Narodziny kolejnego brytyjskiego royal baby to aktualnie najgorętszy temat w mediach na całym świecie. W poniedziałek tuż po godzinie 15 Pałac Buckingham ogłosił, że Meghan Markle powiła swoje pierwsze dziecko. Syn książęcej pary jest zdrowy i waży 3,2 kilograma.
Książę Harry pęka z dumy i już zdążył zapowiedzieć, że w ciągu najbliższych dni pokaże zdjęcie synka oraz ujawni jego imię. Ponoć rozważane są imiona Arthur, James i Philip.

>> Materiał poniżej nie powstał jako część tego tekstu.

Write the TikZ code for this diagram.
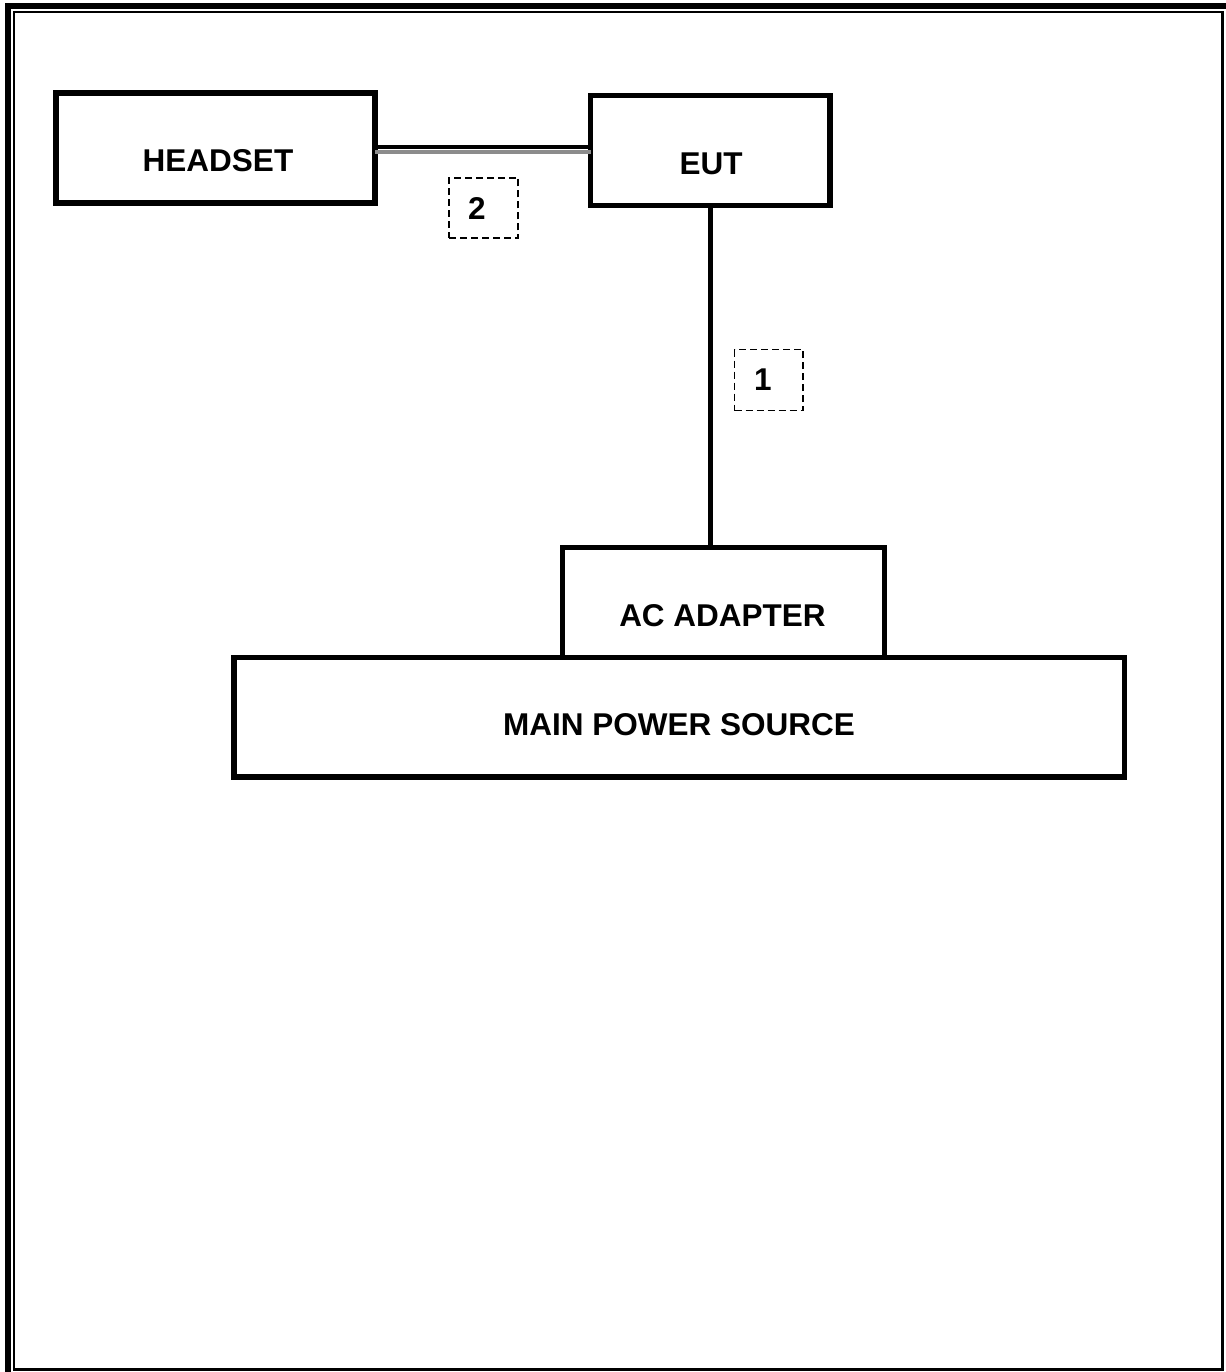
\documentclass[tikz,border=0pt]{standalone}
\usepackage{fontspec}
\setmainfont{Liberation Sans}
\begin{document}
\begin{tikzpicture}[x=0.5pt,y=-0.5pt,
  box/.style={draw=black, line width=2.6pt, fill=white, rectangle, inner sep=0pt, outer sep=0pt},
  dbox/.style={draw=black, line width=0.9pt, dash pattern=on 3.5pt off 2pt, rectangle, inner sep=0pt, outer sep=0pt},
  lbl/.style={inner sep=0pt, font=\fontsize{15.75}{19}\selectfont\bfseries},
  conn/.style={draw=black, line width=2.5pt},
  frame/.style={draw=black}]
\useasboundingbox (0,0) rectangle (1226,1372);
% outer frame
\draw[frame, line width=3pt] (8,1372) -- (8,6) -- (1226,6);
\draw[frame, line width=1.2pt] (14,12) rectangle (1222.5,1369.5);
% boxes
\node[box, minimum width=159.5pt, minimum height=55pt] (headset) at (215.5,148) {};
\node[box, minimum width=119.75pt, minimum height=55pt] (eut) at (710.25,150.5) {};
\node[box, minimum width=445.25pt, minimum height=59.75pt] (main) at (679.25,717.25) {};
\node[box, minimum width=161pt, minimum height=55pt] (ac) at (723.5,602.5) {};
\node[dbox, minimum width=34.5pt, minimum height=30.25pt] (c2) at (483.5,208) {};
\node[dbox, minimum width=34.25pt, minimum height=30.5pt] (c1) at (768.75,380) {};
% labels
\node[lbl] (tHeadset) at (218,161) {HEADSET};
\node[lbl] (tEut) at (711,164) {EUT};
\node[lbl] (tAc) at (722.5,615.5) {AC ADAPTER};
\node[lbl] (tMain) at (679,725) {MAIN POWER SOURCE};
\node[lbl] (t2) at (477,208) {2};
\node[lbl] (t1) at (763,380) {1};
% connectors
\draw[conn] (eut.south) -- (eut.south |- ac.north);
\draw[draw=black, line width=2pt] ([yshift=0.5pt]headset.east) -- ([yshift=0.5pt]headset.east -| eut.west);
\draw[draw=black!45, line width=2.25pt] ([yshift=-2pt]headset.east) -- ([yshift=-2pt]headset.east -| eut.west);
\end{tikzpicture}
\end{document}
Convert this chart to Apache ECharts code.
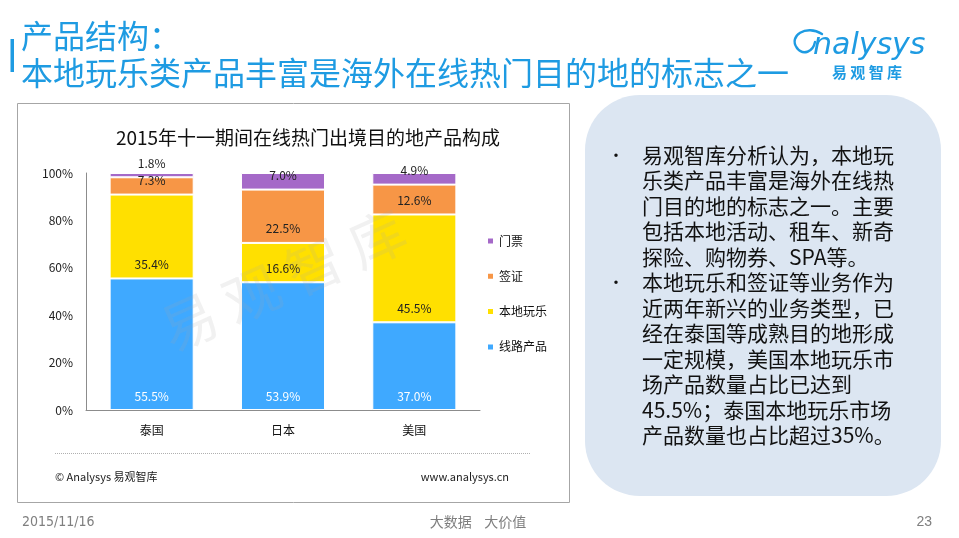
<!DOCTYPE html>
<html>
<head>
<meta charset="utf-8">
<script src="https://cdn.jsdelivr.net/npm/echarts@6/dist/echarts.min.js"></script>
<style>
html,body{margin:0;padding:0;background:#fff;}
#c{width:959px;height:538px;}
</style>
</head>
<body>
<div id="c"></div>
<script>
const categories = ['泰国', '日本', '美国'];
const seriesNames = ['线路产品', '本地玩乐', '签证', '门票'];
const lineProducts = [55.5, 53.9, 37.0];
const localFun = [35.4, 16.6, 45.5];
const visa = [7.3, 22.5, 12.6];
const tickets = [1.8, 7.0, 4.9];
const yTicks = [0, 20, 40, 60, 80, 100];
const seriesColors = ['#3FA9FF', '#FFE000', '#F79646', '#A569C8'];
const labelColors = ['#ffffff', '#222222', '#222222', '#222222'];

const chartTitle = '2015年十一期间在线热门出境目的地产品构成';
const slideTitle1 = '产品结构：';
const slideTitle2 = '本地玩乐类产品丰富是海外在线热门目的地的标志之一';
const bulletLines1 = ['易观智库分析认为，本地玩', '乐类产品丰富是海外在线热', '门目的地的标志之一。主要', '包括本地活动、租车、新奇', '探险、购物券、SPA等。'];
const bulletLines2 = ['本地玩乐和签证等业务作为', '近两年新兴的业务类型，已', '经在泰国等成熟目的地形成', '一定规模，美国本地玩乐市', '场产品数量占比已达到', '45.5%；泰国本地玩乐市场', '产品数量也占比超过35%。'];

const values = [lineProducts, localFun, visa, tickets];
const CJK = '"Noto Sans CJK SC", "Noto Sans", sans-serif';

const chart = echarts.init(document.getElementById('c'));

const series = seriesNames.map((name, i) => ({
  name: name,
  type: 'bar',
  stack: 'total',
  barWidth: '64%',
  data: values[i],
  itemStyle: { color: seriesColors[i], borderColor: '#fff', borderWidth: 1 },
  label: {
    show: true,
    position: 'insideBottom',
    distance: 8,
    formatter: p => p.value.toFixed(1) + '%',
    color: labelColors[i],
    fontSize: 12,
    fontFamily: CJK
  },
  emphasis: { disabled: true }
}));

const allLines = bulletLines1.concat(bulletLines2);
const lineH = 25.5;
const textTop = 142;

chart.setOption({
  animation: false,
  backgroundColor: '#fff',
  grid: { left: 86, right: 479, top: 173, bottom: 128, containLabel: false },
  xAxis: {
    type: 'category',
    data: categories,
    axisLine: { lineStyle: { color: '#8c8c8c', width: 1 } },
    axisTick: { show: false },
    axisLabel: { color: '#111', fontSize: 12, margin: 14, fontFamily: CJK }
  },
  yAxis: {
    type: 'value',
    min: yTicks[0],
    max: yTicks[yTicks.length - 1],
    interval: yTicks[1] - yTicks[0],
    axisLine: { show: true, lineStyle: { color: '#8c8c8c', width: 1 } },
    axisTick: { show: false },
    splitLine: { show: false },
    axisLabel: { color: '#222', fontSize: 12, margin: 13, formatter: '{value}%', fontFamily: CJK }
  },
  legend: {
    orient: 'vertical',
    left: 486,
    top: 234,
    padding: 0,
    itemWidth: 7,
    itemHeight: 7,
    itemGap: 21.3,
    icon: 'rect',
    data: seriesNames.slice().reverse(),
    textStyle: { fontSize: 12, color: '#111', lineHeight: 14, fontFamily: CJK }
  },
  series: series,
  graphic: [
    // chart frame
    { type: 'rect', z: -10, shape: { x: 17.5, y: 103.5, width: 552, height: 399 }, style: { fill: '#fff', stroke: '#a6a6a6', lineWidth: 1 } },
    // watermark (over the bars)
    { type: 'text', z: 100, silent: true, x: 283, y: 280, rotation: 0.42, style: { text: '易 观 智 库', fontSize: 56, fill: 'rgba(170,170,170,0.16)', align: 'center', verticalAlign: 'middle', fontFamily: CJK } },
    // chart title
    { type: 'text', x: 308, y: 138, style: { text: chartTitle, fontSize: 19, fill: '#111', align: 'center', verticalAlign: 'middle', fontFamily: CJK } },
    // dotted line + footer
    { type: 'line', shape: { x1: 55, y1: 453.5, x2: 531, y2: 453.5 }, style: { stroke: '#b0b0b0', lineWidth: 1, lineDash: [1, 1] } },
    { type: 'text', x: 55, y: 477, style: { text: '© Analysys 易观智库', fontSize: 11, fill: '#222', verticalAlign: 'middle', fontFamily: CJK } },
    { type: 'text', x: 509, y: 477, style: { text: 'www.analysys.cn', fontSize: 11, fill: '#222', align: 'right', verticalAlign: 'middle', fontFamily: CJK } },
    // slide title
    { type: 'rect', shape: { x: 10.5, y: 39, width: 3.5, height: 33 }, style: { fill: '#1E9BE2' } },
    { type: 'text', x: 21, y: 36, style: { text: slideTitle1, fontSize: 32, fill: '#1E9BE2', verticalAlign: 'middle', fontFamily: CJK } },
    { type: 'text', x: 21, y: 73, style: { text: slideTitle2, fontSize: 32, fill: '#1E9BE2', verticalAlign: 'middle', fontFamily: CJK } },
    // logo
    { type: 'bezierCurve', shape: { x1: 822, y1: 34, cpx1: 806, cpy1: 24, cpx2: 788, cpy2: 36, x2: 797, y2: 48 }, style: { stroke: '#1E9BE2', lineWidth: 2.4, fill: null, lineCap: 'round' } },
    { type: 'bezierCurve', shape: { x1: 797, y1: 48, cpx1: 803, cpy1: 56, cpx2: 813, cpy2: 52, x2: 815, y2: 42 }, style: { stroke: '#1E9BE2', lineWidth: 2.4, fill: null, lineCap: 'round' } },
    { type: 'text', x: 813, y: 46, style: { text: 'nalysys', fontSize: 30, fontStyle: 'italic', fill: '#1E9BE2', verticalAlign: 'middle', fontFamily: '"DejaVu Sans", sans-serif' } },
    { type: 'text', x: 867, y: 72, style: { text: '易 观 智 库', fontSize: 15, fontWeight: 'bold', fill: '#1E9BE2', align: 'center', verticalAlign: 'middle', fontFamily: CJK } },
    // right panel
    { type: 'rect', z: -10, shape: { x: 585, y: 95, width: 356, height: 401, r: 55 }, style: { fill: '#DCE6F2' } },
    { type: 'text', x: 642, y: textTop, style: { text: allLines.join('\n'), fontSize: 21, lineHeight: lineH, fill: '#111', fontFamily: CJK } },
    { type: 'text', x: 616, y: textTop + lineH / 2, style: { text: '•', fontSize: 16, fill: '#111', align: 'center', verticalAlign: 'middle', fontFamily: CJK } },
    { type: 'text', x: 616, y: textTop + lineH * bulletLines1.length + lineH / 2, style: { text: '•', fontSize: 16, fill: '#111', align: 'center', verticalAlign: 'middle', fontFamily: CJK } },
    // slide footer
    { type: 'text', x: 22, y: 522, style: { text: '2015/11/16', fontSize: 14, fill: '#7f7f7f', verticalAlign: 'middle', fontFamily: '"Liberation Sans Narrow", "DejaVu Sans Condensed", sans-serif' } },
    { type: 'text', x: 478, y: 522, style: { text: '大数据    大价值', fontSize: 14, fill: '#7f7f7f', align: 'center', verticalAlign: 'middle', fontFamily: CJK } },
    { type: 'text', x: 932, y: 522, style: { text: '23', fontSize: 14, fill: '#7f7f7f', align: 'right', verticalAlign: 'middle', fontFamily: '"Liberation Sans Narrow", sans-serif' } }
  ]
});
</script>
</body>
</html>
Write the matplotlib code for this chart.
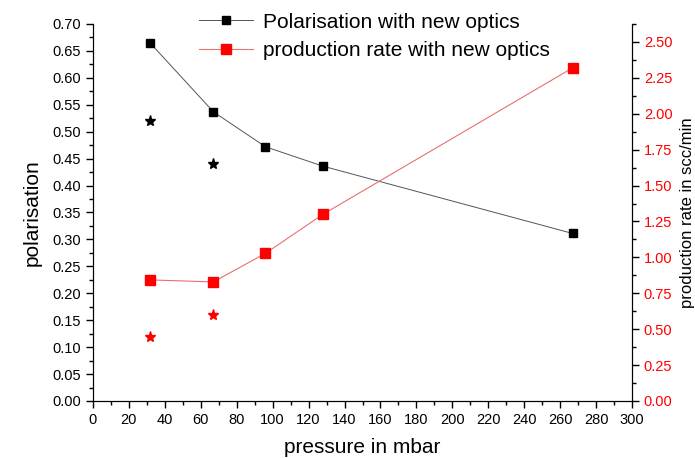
import matplotlib
matplotlib.use("Agg")
import matplotlib.pyplot as plt
from matplotlib.ticker import MultipleLocator

plt.rcParams['font.family'] = ['Liberation Sans', 'DejaVu Sans']

pressure = [32, 67, 96, 128, 267]
polarisation = [0.664, 0.537, 0.472, 0.436, 0.311]
production = [0.843, 0.829, 1.028, 1.30, 2.32]
old_pressure = [32, 67]
old_polarisation = [0.520, 0.440]
old_production = [0.448, 0.600]

fig = plt.figure(figsize=(6.95, 4.58), dpi=100)
ax = fig.add_axes([0.1338, 0.1245, 0.7756, 0.8231])
ax2 = ax.twinx()

l1, = ax.plot(pressure, polarisation, color='#555555', lw=0.7, marker='s',
              markersize=6, markerfacecolor='black', markeredgecolor='black',
              label='Polarisation with new optics', zorder=3)
ax.plot(old_pressure, old_polarisation, ls='none', marker='*', color='black',
        markersize=8)
l2, = ax2.plot(pressure, production, color='#e87070', lw=0.8, marker='s',
               markersize=7, markerfacecolor='red', markeredgecolor='red',
               label='production rate with new optics')
ax2.plot(old_pressure, old_production, ls='none', marker='*', color='red',
         markersize=8)

ax.set_xlim(0, 300)
ax.set_ylim(0, 0.70)
ax2.set_ylim(0, 2.625)

ax.xaxis.set_major_locator(MultipleLocator(20))
ax.xaxis.set_minor_locator(MultipleLocator(10))
ax.yaxis.set_major_locator(MultipleLocator(0.05))
ax.yaxis.set_minor_locator(MultipleLocator(0.025))
ax2.yaxis.set_major_locator(MultipleLocator(0.25))
ax2.yaxis.set_minor_locator(MultipleLocator(0.125))
ax.yaxis.set_major_formatter(matplotlib.ticker.FormatStrFormatter('%.2f'))
ax2.yaxis.set_major_formatter(matplotlib.ticker.FormatStrFormatter('%.2f'))

for a in (ax, ax2):
    a.spines['top'].set_visible(False)
    a.tick_params(which='major', direction='out', length=5, width=1, labelsize=10.5)
    a.tick_params(which='minor', direction='out', length=3, width=1)
ax2.tick_params(axis='y', which='major', labelcolor='red')

ax.set_xlabel('pressure in mbar', fontsize=15, labelpad=8)
ax.set_ylabel('polarisation', fontsize=15, labelpad=8)
ax2.set_ylabel('production rate in scc/min', fontsize=12, labelpad=5)

fig.legend(handles=[l1, l2], loc='upper left', bbox_to_anchor=(0.268, 1.0),
           frameon=False, fontsize=15, handlelength=2.6, handletextpad=0.5,
           labelspacing=0.45, borderaxespad=0.2)

fig.savefig('out.png', dpi=100)
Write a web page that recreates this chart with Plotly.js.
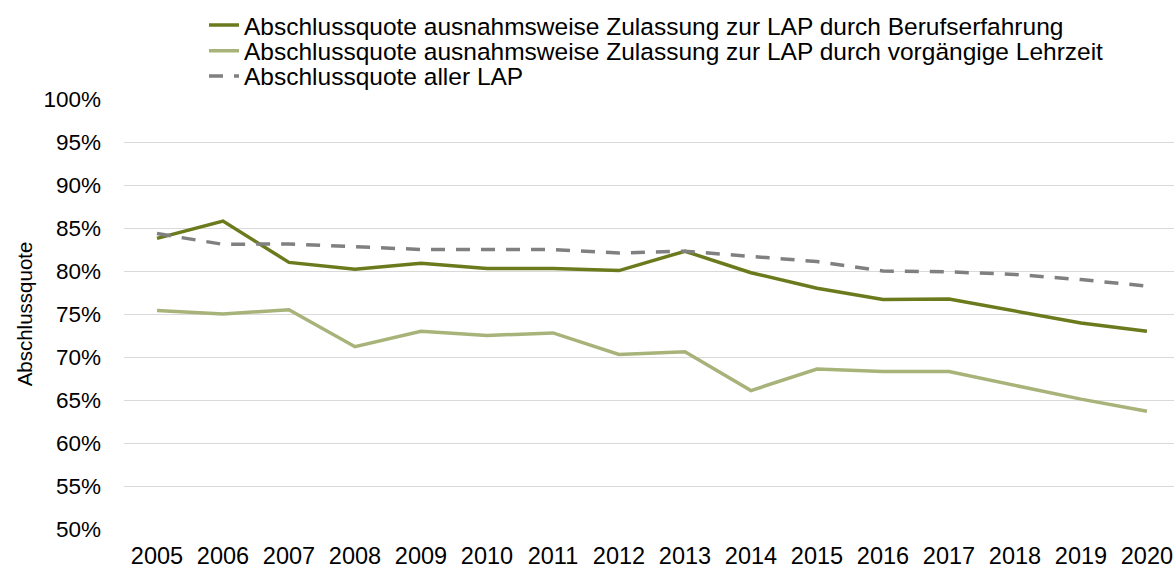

Urodzenie dziecka oznacza dla Meghan ugruntowanie pozycji na dworze królewskim i dożywotnie profity. Jej syn automatycznie dołącza do grona pretendentów do brytyjskiego tronu. Kolejność dziedziczenia jest od pokoleń określona według ścisłych zasad.
"Baby Sussex" jest siódmym w linii sukcesji za księciem Karolem, księciem Williamem i jego dziećmi: księciem Jerzym, księżniczką Chartotte i księciem Louisem oraz za swoim ojcem - księciem Harrym. Dziecko amerykańskiej aktorki "strąciło" też na dalsze pozycje księcia Yorku Andrzeja i jego córki: księżniczkę Eugenię i Beatrycze.
Co prawda książę Harry nieraz zapewniał, że nie marzy o objęciu tronu, ale nie da się ukryć, że już sam fakt znalezienia się w linii dziedziczenia jest ogromnym zaszczytem. Meghan może jednak być nieco niepocieszona tym, że jej dziecko nie będzie miało prawa być nazywane księciem. Otrzyma "zaledwie" tytuł hrabiego Dumbardon.
Istnieje jednak możliwość, że dziecko Sussexów otrzyma tytuł książęcy, jeśli królowa wyda w tym celu specjalne rozporządzenie, co nie jest wcale wykluczone. W przeszłości Elżbieta II zmieniała już prawo w tej kwestii i obdarzyła książęcym tytułem księżniczkę Charlotte i księcia Louisa, choć predykat przysługiwał jedynie księciu Jerzemu. Ponadto W 2013 roku monarchini zdecydowała, że płeć nie będzie miała związku z miejscem w kolejce do tronu, co zapewniło księżniczce Charlotte pozycję przed księciem Louisem.
Myślicie, ze ambitna Meghan będzie próbowała wymusić na królowej obdarzenie jej dziecka książęcym tytułem?